Moody’s cut the country’s rating by one notch to A3 and changed its outlook to stable from negative, alongside a cut in the rating of France. It said the downgrade reflected Slovakia’s “broad institutional challenges amid political tensions”.
“A comprehensive reform programme on the judiciary and the media will weaken the country’s checks and balances, amplifying a deteriorating trend already captured in governance indicators,” Moody’s said.
The Slovak leftist-nationalist government under Prime Minister Robert Fico has made a series of changes in the criminal law and police, and changed governance of the public broadcaster.
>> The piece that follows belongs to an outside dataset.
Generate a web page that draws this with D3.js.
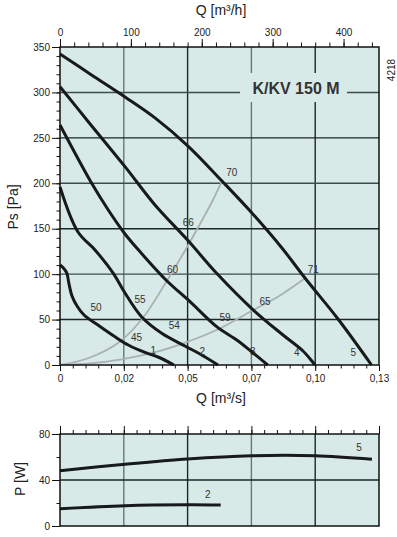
<!DOCTYPE html>
<html>
<head>
<meta charset="utf-8">
<script src="https://cdn.jsdelivr.net/npm/d3@7"></script>
<style>
  body { margin: 0; background: #fff; }
  svg { display: block; font-family: "Liberation Sans", Arial, sans-serif; }
</style>
</head>
<body>
<script>
// flow in m3/h, pressure in Pa, power in W
const fan1 = [[0,110.1],[4.2,107.3],[9.5,101.3],[12.7,89.2],[16.9,75.9],[24,64.9],[33.9,55],[53.6,44],[77.6,31.1],[96.3,22],[119.9,13.8],[138.2,8.8],[160.8,0]];
const fan2 = [[0,196],[25.4,146.4],[49.4,126.6],[75.2,100.9],[91.7,79.2],[115.3,52.8],[143.5,34.9],[176.3,20.9],[197.5,12.1],[222.9,0]];
const fan3 = [[0,264.2],[44.7,200],[68.1,170.6],[91.7,144.2],[115.7,122.2],[149.5,93.6],[183.4,69.7],[221,42.2],[249.3,27.5],[270.4,14.6],[293,0]];
const fan4 = [[0,306.3],[39.9,267.8],[91.7,218.3],[134,176.1],[180.6,137],[221,100.9],[272.7,60.5],[314.6,33],[342.8,15.4],[359.7,0]];
const fan5 = [[0,342.3],[45,319],[91.7,295],[134,272],[180.6,241],[228.5,202.5],[270.8,167.3],[313.1,128.8],[345.6,95.7],[392.2,50.6],[439.4,0]];
const fanCurves = [fan1, fan2, fan3, fan4, fan5];

const sysHigh = [[0,0],[39.5,7.4],[81.8,24.2],[115.7,50.6],[152.4,94.7],[177.7,127.7],[197.5,155.2],[215.8,181.6],[228.1,201.7]];
const sysLow = [[0,0],[42.3,1.8],[87,6.3],[131.2,13.5],[173.9,23.9],[221,38.5],[272.7,60.5],[310.3,76.5],[345.6,95.4]];

const pow2 = [[0,15],[91.7,17.7],[180.1,18.5],[226.7,18.3]];
const pow5 = [[0,48.1],[91.7,53.7],[180.1,58.3],[270.4,61.1],[359.7,61.1],[440,58]];

const curveLabels = [
  ['70',242.2,212.1],['66',181,156.6],['60',158.7,105.3],['55',112.9,72.2],['50',50.8,63],
  ['45',108.1,30.1],['54',161.2,43.2],['1',131.6,15.7],['59',232.7,52.5],['65',289.2,70.4],
  ['2',200.7,14.5],['3',271.8,14.5],['71',357.4,105.3],['4',333.9,13.9],['5',413.7,13.9]
];
const powLabels = [['5',421.8,68.1],['2',208.4,27]];

const qhTicks = [0,100,200,300,400];
const qsTickVals = [0,90,180,270,360,450];
const qsTickLabels = ['0','0,02','0,05','0,07','0,10','0,13'];
const psTicks = [0,50,100,150,200,250,300,350];
const pTicks = [0,40,80];

const bg = '#d8eae8';
const dark = '#1c2626';
const mid = '#66787a';

const svg = d3.select('body').append('svg')
  .attr('width', 397)
  .attr('height', 537);

const x = d3.scaleLinear().domain([0, 450]).range([60, 379]);
const y = d3.scaleLinear().domain([0, 350]).range([365, 47]);
const yP = d3.scaleLinear().domain([0, 80]).range([526, 434]);

const line = yS => d3.line()
  .x(d => x(d[0]))
  .y(d => yS(d[1]))
  .curve(d3.curveCatmullRom.alpha(0.5));

const noDomain = g => g.select('.domain').remove();

function panel(yS, hGrid, hColor) {
  const g = svg.append('g');
  g.append('rect')
    .attr('x', x(0)).attr('y', yS.range()[1])
    .attr('width', x(450) - x(0)).attr('height', yS.range()[0] - yS.range()[1])
    .attr('fill', bg);
  g.selectAll('.vg').data(qsTickVals.slice(1, -1)).enter().append('line')
    .attr('x1', d => x(d)).attr('x2', d => x(d))
    .attr('y1', yS.range()[0]).attr('y2', yS.range()[1])
    .attr('stroke', (d, i) => i % 2 ? dark : mid)
    .attr('stroke-width', 1.4);
  g.selectAll('.hg').data(hGrid).enter().append('line')
    .attr('x1', x(0)).attr('x2', x(450))
    .attr('y1', d => yS(d)).attr('y2', d => yS(d))
    .attr('stroke', hColor)
    .attr('stroke-width', 1.4);
  return g;
}

// top chart
panel(y, psTicks.slice(1, -1), d => d % 100 ? dark : '#3e4c4c');

// title box over the grid
svg.append('rect')
  .attr('x', 240).attr('y', 73).attr('width', 107).attr('height', 29)
  .attr('fill', bg);
svg.append('text')
  .attr('x', 296).attr('y', 94)
  .attr('text-anchor', 'middle')
  .attr('font-size', 16).attr('font-weight', 'bold')
  .attr('fill', '#333')
  .text('K/KV 150 M');

[sysHigh, sysLow].forEach(s => {
  svg.append('path')
    .attr('d', line(y)(s))
    .attr('fill', 'none')
    .attr('stroke', '#a9b1b1')
    .attr('stroke-width', 1.8);
});

fanCurves.forEach(c => {
  svg.append('path')
    .attr('d', line(y)(c))
    .attr('fill', 'none')
    .attr('stroke', '#161a1a')
    .attr('stroke-width', 3);
});

svg.append('rect')
  .attr('x', x(0)).attr('y', y(350))
  .attr('width', x(450) - x(0)).attr('height', y(0) - y(350))
  .attr('fill', 'none').attr('stroke', '#111').attr('stroke-width', 1.5);

svg.selectAll('.clab').data(curveLabels).enter().append('text')
  .attr('x', d => x(d[1])).attr('y', d => y(d[2]))
  .attr('dy', '0.35em')
  .attr('text-anchor', 'middle')
  .attr('font-size', 10)
  .attr('fill', '#333')
  .text(d => d[0]);

// axes of the top chart
svg.append('g')
  .attr('transform', `translate(0,${y(350)})`)
  .attr('color', '#111')
  .attr('font-size', 13)
  .call(d3.axisTop(x).tickValues(qhTicks).tickSize(8).tickPadding(3).tickFormat(d3.format('d')))
  .call(noDomain);
svg.append('g')
  .attr('transform', `translate(0,${y(350)})`)
  .attr('color', '#111')
  .call(d3.axisTop(x).tickValues(d3.range(0, 450, 20)).tickSize(4.5).tickFormat(''))
  .call(noDomain);

svg.append('g')
  .attr('transform', `translate(${x(0)},0)`)
  .attr('color', '#111')
  .attr('font-size', 13)
  .call(d3.axisLeft(y).tickValues(psTicks).tickSize(8).tickPadding(2))
  .call(noDomain);
svg.append('g')
  .attr('transform', `translate(${x(0)},0)`)
  .attr('color', '#111')
  .call(d3.axisLeft(y).tickValues(d3.range(0, 351, 10)).tickSize(3.5).tickFormat(''))
  .call(noDomain);

svg.append('g')
  .attr('transform', `translate(0,${y(0)})`)
  .attr('color', '#111')
  .attr('font-size', 13)
  .call(d3.axisBottom(x).tickValues(qsTickVals).tickSize(6).tickPadding(4).tickFormat((d, i) => qsTickLabels[i]))
  .call(noDomain);
svg.append('g')
  .attr('transform', `translate(0,${y(0)})`)
  .attr('color', '#111')
  .call(d3.axisBottom(x).tickValues(d3.range(0, 451, 18)).tickSize(3.5).tickFormat(''))
  .call(noDomain);

// bottom chart
panel(yP, [40], dark);

[pow2, pow5].forEach(c => {
  svg.append('path')
    .attr('d', line(yP)(c))
    .attr('fill', 'none')
    .attr('stroke', '#161a1a')
    .attr('stroke-width', 3);
});

svg.append('rect')
  .attr('x', x(0)).attr('y', yP(80))
  .attr('width', x(450) - x(0)).attr('height', yP(0) - yP(80))
  .attr('fill', 'none').attr('stroke', '#111').attr('stroke-width', 1.5);

svg.selectAll('.plab').data(powLabels).enter().append('text')
  .attr('x', d => x(d[1])).attr('y', d => yP(d[2]))
  .attr('dy', '0.35em')
  .attr('text-anchor', 'middle')
  .attr('font-size', 10)
  .attr('fill', '#333')
  .text(d => d[0]);

svg.append('g')
  .attr('transform', `translate(0,${yP(80)})`)
  .attr('color', '#111')
  .call(d3.axisTop(x).tickValues(qsTickVals).tickSize(8).tickFormat(''))
  .call(noDomain);
svg.append('g')
  .attr('transform', `translate(0,${yP(80)})`)
  .attr('color', '#111')
  .call(d3.axisTop(x).tickValues(d3.range(0, 451, 18)).tickSize(4).tickFormat(''))
  .call(noDomain);

svg.append('g')
  .attr('transform', `translate(${x(0)},0)`)
  .attr('color', '#111')
  .attr('font-size', 13)
  .call(d3.axisLeft(yP).tickValues(pTicks).tickSize(8).tickPadding(2))
  .call(noDomain);
svg.append('g')
  .attr('transform', `translate(${x(0)},0)`)
  .attr('color', '#111')
  .call(d3.axisLeft(yP).tickValues([20, 60]).tickSize(3.5).tickFormat(''))
  .call(noDomain);

svg.selectAll('.tick text').attr('fill', '#222');

// axis titles
const title = (t, tx, ty, rot, size) => svg.append('text')
  .attr('transform', `translate(${tx},${ty}) rotate(${rot})`)
  .attr('text-anchor', 'middle')
  .attr('font-size', size)
  .attr('fill', '#222')
  .text(t);

title('Q [m³/h]', 221, 15, 0, 14);
title('Q [m³/s]', 221, 403, 0, 14);
title('Ps [Pa]', 18, 207, -90, 14);
title('P [W]', 25, 479, -90, 14);
title('4218', 395, 70, -90, 10);
</script>
</body>
</html>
But the Finance Ministry said in a statement late on Friday a number of Moody’s assessments were “improper, imprecisely interpreted and one-sided … We consider such political commenting based on unfounded sources to be reputation risk for the agency itself.”
Moody’s said political tensions made policymaking difficult and the country’s debt would rise above levels of similarly-rated countries.
“Despite the government’s commitment to reduce the deficit in adherence with EU rules, we expect the general government’s debt burden to rise further over the next few years to levels above those of similarly-rated sovereigns,” Moody’s said.
“The rise in debt reflects budget rigidity and implementation uncertainties around certain items of the consolidation package.”
The government has enacted a series of tax hikes and other measures to cut the budget deficit to 4.7% of gross domestic product next year from 5.8% expected this year, one of the highest in Europe.
Rating agencies Standard and Poor’s and Fitch affirmed the country’s A+ and A- ratings earlier this year.
The country plans gross bond issuance of around 12 billion euros next year.